Does the gender of a student affect their final math grade?
This project uses the UCI Student Performance Data Set (https://archive.ics.uci.edu/ml/datasets/Student+Performance) to evaluate the relationship between a student gender (Female/Male) and their final math grade. The data set contains math and Portuguese grades of high school students attending two Portuguese schools: Gabriel Pereira (GP) and Mousinho da Silveira (MS) as well as demographics, social and school related features.
The results of a two-tailed hypothesis test that determine if there was a statistically significant difference in the mean math grade for male and female students is reported. Additionally, there is a visualization of the data that shows the mean, confidence intervals and distribution for each sample (Female and Male).
The data analysis is carried out in 4 scripts saved in the ./src/folder and ran in the following order:
1- clean_student_perf_data.R: cleans the original data and saves the transforms data
2- explore_student_perf.R: creates a visualization of the data distribution with a violin/jitter plot
3- analysis_t-test_estimates.R: performs a t-test and calculates the estimate and confidence intervals for each sample
4- report_mean_CI.R: creates a visualization of the mean and confidence intervals for each sample
RStudio tidyverse (version 1.2.1)
RStudio ggplot2 (version 3.1.0)
You can reproduce our analysis with the following steps:
- Clone this repo
- Using the command line, navigate to the root of this project
- Run the Makefile by typing following code in the terminal:
File | Commands |
---|---|
Makefile | make clean make all |
The Makefile creates an entire data analysis pipeline for our project by executing the four scripts listed above one by one.

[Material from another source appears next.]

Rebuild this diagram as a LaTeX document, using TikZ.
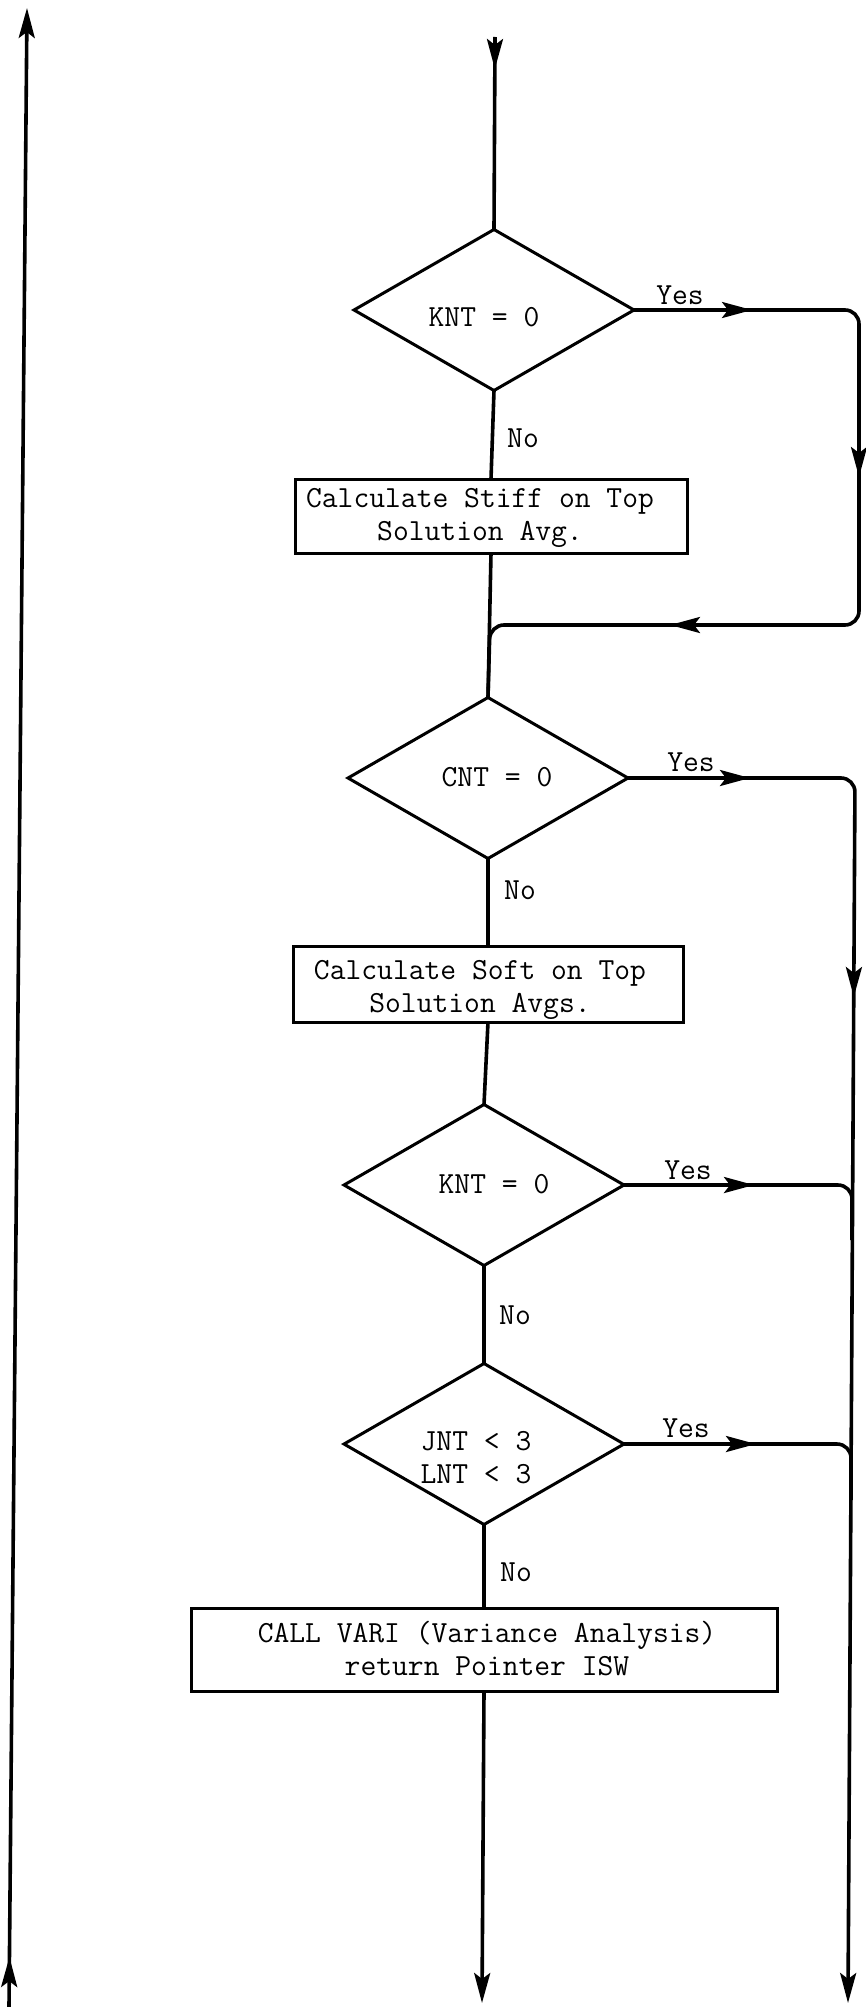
\documentclass[tikz,border=0pt]{standalone}
\usetikzlibrary{shapes.geometric,arrows.meta,decorations.markings}
\begin{document}
\begin{tikzpicture}[x=1pt,y=1pt,
  tipS/.tip={Stealth[length=30pt,width=16pt,inset=6pt]},
  dec/.style={shape=diamond, draw, line width=3pt, minimum width=280pt, minimum height=161pt, inner sep=0pt, outer sep=0pt},
  proc/.style={draw, line width=3pt, rectangle, inner sep=0pt, outer sep=0pt},
  lbl/.style={font=\ttfamily\fontsize{30.7}{33}\selectfont, inner sep=0pt, align=center},
  flow/.style={line width=3.6pt},
  loop/.style={line width=3.6pt, rounded corners=14pt}]
\useasboundingbox (0,0) rectangle (866,-2007);

% shapes
\node[dec] (d1) at (494,-310) {};
\node[lbl] (d1t) at (484,-317) {KNT = 0};
\node[proc, minimum width=392pt, minimum height=74pt] (b1) at (491,-516) {};
\node[lbl] (b1t) at (480,-518) {Calculate Stiff on Top\\Solution Avg.};
\node[dec] (d2) at (488,-778) {};
\node[lbl] (d2t) at (497,-777) {CNT = 0};
\node[proc, minimum width=390pt, minimum height=76pt] (b2) at (488,-984) {};
\node[lbl] (b2t) at (480,-990) {Calculate Soft on Top\\Solution Avgs.};
\node[dec] (d3) at (484,-1185) {};
\node[lbl] (d3t) at (494,-1184) {KNT = 0};
\node[dec] (d4) at (484,-1444) {};
\node[lbl] (d4t) at (476,-1458) {JNT < 3\\LNT < 3};
\node[proc, minimum width=586pt, minimum height=83pt] (b3) at (484,-1649.5) {};
\node[lbl] (b3t) at (487,-1649) {CALL VARI (Variance Analysis)\\return Pointer ISW};

% labels
\node[lbl] (y1) at (680,-295) {Yes};
\node[lbl] (y2) at (691,-762) {Yes};
\node[lbl] (y3) at (688,-1170) {Yes};
\node[lbl] (y4) at (686,-1428) {Yes};
\node[lbl] (n1) at (523,-438) {No};
\node[lbl] (n2) at (520,-890) {No};
\node[lbl] (n3) at (515,-1315) {No};
\node[lbl] (n4) at (516,-1572) {No};

% coordinates
\coordinate (CT) at (495,-37);
\coordinate (LT) at (27,-8);
\coordinate (LB) at (9,-2007);
\coordinate (CB) at (482,-2003);
\coordinate (RB) at (848,-2003);
\coordinate (r1a) at (859,-310);
\coordinate (r1b) at (859,-625);
\coordinate (r1c) at (490,-625);
\coordinate (r2a) at (855,-778);
\coordinate (r3a) at (852,-1185);
\coordinate (r3b) at (852,-1240);
\coordinate (r4a) at (851,-1444);
\coordinate (r4b) at (851,-1500);

% main flow
\draw[flow, postaction=decorate, decoration={markings, mark=at position 32pt with {\arrow{tipS}}}] (CT) -- (d1.north);
\draw[flow] (d1.south) -- (b1.north);
\draw[flow] (b1.south) -- (d2.north);
\draw[flow] (d2.south) -- (b2.north);
\draw[flow] (b2.south) -- (d3.north);
\draw[flow] (d3.south) -- (d4.north);
\draw[flow] (d4.south) -- (b3.north);
\draw[flow, -{tipS}] (b3.south) -- (CB);

% yes branches
\draw[loop, postaction=decorate, decoration={markings,
   mark=at position 118pt with {\arrow{tipS}},
   mark=at position 386pt with {\arrow{tipS}},
   mark=at position 717pt with {\arrow{tipS}}}]
  (d1.east) -- (r1a) -- (r1b) -- (r1c) -- (d2.north);
\draw[loop, -{tipS}, postaction=decorate, decoration={markings,
   mark=at position 122pt with {\arrow{tipS}},
   mark=at position 440pt with {\arrow{tipS}}}]
  (d2.east) -- (r2a) -- (RB);
\draw[loop, postaction=decorate, decoration={markings,
   mark=at position 130pt with {\arrow{tipS}}}]
  (d3.east) -- (r3a) -- (r3b);
\draw[loop, postaction=decorate, decoration={markings,
   mark=at position 132pt with {\arrow{tipS}}}]
  (d4.east) -- (r4a) -- (r4b);

% left return line
\draw[flow, -{tipS}, postaction=decorate, decoration={markings,
   mark=at position 50pt with {\arrow{tipS}}}] (LB) -- (LT);
\end{tikzpicture}
\end{document}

To run the analysis using docker:
- Clone this repo
- Using the command line, navigate to the root of this project
- Type the following (filling in PATH_ON_YOUR_COMPUTER with the absolute path to the root of this project on your computer) :
docker run --rm -it -e PASSWORD=stuperf -v PATH_ON_YOUR_COMPUTER:/home/ellognea-smwatts-student-performance ellognea/ellognea-smwatts-student-performance make -C /home/ellognea-smwatts-student-performance all
To clean up the analysis type:
docker run --rm -it -e PASSWORD=stuperf -v PATH_ON_YOUR_COMPUTER :/home/ellognea-smwatts-student-performance ellognea/ellognea-smwatts-student-performance make -C /home/ellognea-smwatts-student-performance clean
The final report is saved in the student_perf_report.Rmd file, found in the ./doc folder. It presents the original data, a statistical summary, and figures.